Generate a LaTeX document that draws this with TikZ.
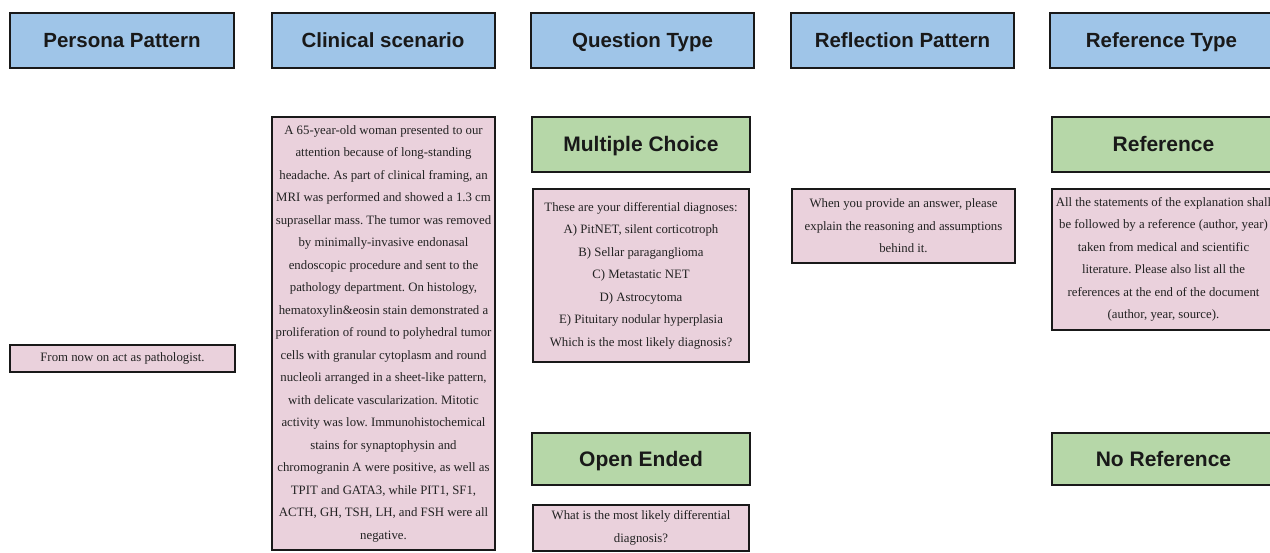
\documentclass[tikz,border=0pt]{standalone}
\usepackage{fontspec}
\setmainfont{Liberation Serif}
\newfontfamily\hdrfont{Liberation Sans}
\definecolor{hdrblue}{HTML}{9FC5E8}
\definecolor{optgreen}{HTML}{B6D7A8}
\definecolor{txtpink}{HTML}{EAD1DC}
\definecolor{inkgray}{HTML}{222222}
\frenchspacing
\tikzset{
  boxbase/.style={draw=black!90, line width=2pt, rectangle, inner sep=0pt},
  hdrbox/.style={boxbase, fill=hdrblue, font=\hdrfont\bfseries\fontsize{20.5}{24}\selectfont, text=black!90, text height=14.5pt, text depth=0pt},
  optbox/.style={boxbase, fill=optgreen, font=\hdrfont\bfseries\fontsize{21}{24}\selectfont, text=black!90, text height=14.5pt, text depth=0pt},
  txtbox/.style={boxbase, fill=txtpink, align=center, text=inkgray, font=\fontsize{12.8}{22.5}\selectfont},
}
\begin{document}
\begin{tikzpicture}[x=1pt,y=-1pt]
\useasboundingbox (0,0) rectangle (1270,552);
\clip (0,0) rectangle (1270,552);
\fill[white] (0,0) rectangle (1270,552);
% headers
\node[hdrbox, minimum width=224pt, minimum height=55pt] (hpersona) at (122,40) {Persona Pattern};
\node[hdrbox, minimum width=223pt, minimum height=55pt] (hclin) at (383,40) {Clinical scenario};
\node[hdrbox, minimum width=223pt, minimum height=55pt] (hquest) at (642.5,40) {Question Type};
\node[hdrbox, minimum width=223pt, minimum height=55pt] (hrefl) at (902.5,40) {Reflection Pattern};
\node[hdrbox, minimum width=223pt, minimum height=55pt] (hreft) at (1161.5,40) {Reference Type};
% persona
\node[txtbox, minimum width=225pt, minimum height=27pt] (persona) at (122.5,358.5) {From now on act as pathologist.};
% clinical
\node[txtbox, minimum width=223pt, minimum height=433pt] (clin) at (383.5,333.5) {A 65-year-old woman presented to our\\
attention because of long-standing\\
headache. As part of clinical framing, an\\
MRI was performed and showed a 1.3 cm\\
suprasellar mass. The tumor was removed\\
by minimally-invasive endonasal\\
endoscopic procedure and sent to the\\
pathology department. On histology,\\
hematoxylin\&eosin stain demonstrated a\\
proliferation of round to polyhedral tumor\\
cells with granular cytoplasm and round\\
nucleoli arranged in a sheet-like pattern,\\
with delicate vascularization. Mitotic\\
activity was low. Immunohistochemical\\
stains for synaptophysin and\\
chromogranin A were positive, as well as\\
TPIT and GATA3, while PIT1, SF1,\\
ACTH, GH, TSH, LH, and FSH were all\\
negative.};
% question type
\node[optbox, minimum width=218pt, minimum height=55pt] (mc) at (641,144.5) {Multiple Choice};
\node[txtbox, minimum width=216pt, minimum height=173pt] (mctxt) at (641,275.5) {These are your differential diagnoses:\\
A) PitNET, silent corticotroph\\
B) Sellar paraganglioma\\
C) Metastatic NET\\
D) Astrocytoma\\
E) Pituitary nodular hyperplasia\\
Which is the most likely diagnosis?};
\node[optbox, minimum width=218pt, minimum height=52pt] (oe) at (641,459) {Open Ended};
\node[txtbox, minimum width=216pt, minimum height=46pt] (oetxt) at (641,528) {What is the most likely differential\\
diagnosis?};
% reflection
\node[txtbox, minimum width=223pt, minimum height=74pt] (refl) at (903.5,226) {When you provide an answer, please\\
explain the reasoning and assumptions\\
behind it.};
% reference type
\node[optbox, minimum width=223pt, minimum height=55pt] (ref) at (1163.5,144.5) {Reference};
\node[txtbox, minimum width=223pt, minimum height=141pt] (reftxt) at (1163.5,259.5) {All the statements of the explanation shall\\
be followed by a reference (author, year)\\
taken from medical and scientific\\
literature. Please also list all the\\
references at the end of the document\\
(author, year, source).};
\node[optbox, minimum width=223pt, minimum height=52pt] (noref) at (1163.5,459) {No Reference};
\end{tikzpicture}
\end{document}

---*---

* EXERCISE *
Pick out all lines from the data above in which the word "with" appears.

* OUTPUT *
Generate a LaTeX document that draws this with TikZ.
cells with granular cytoplasm and round\\
with delicate vascularization. Mitotic\\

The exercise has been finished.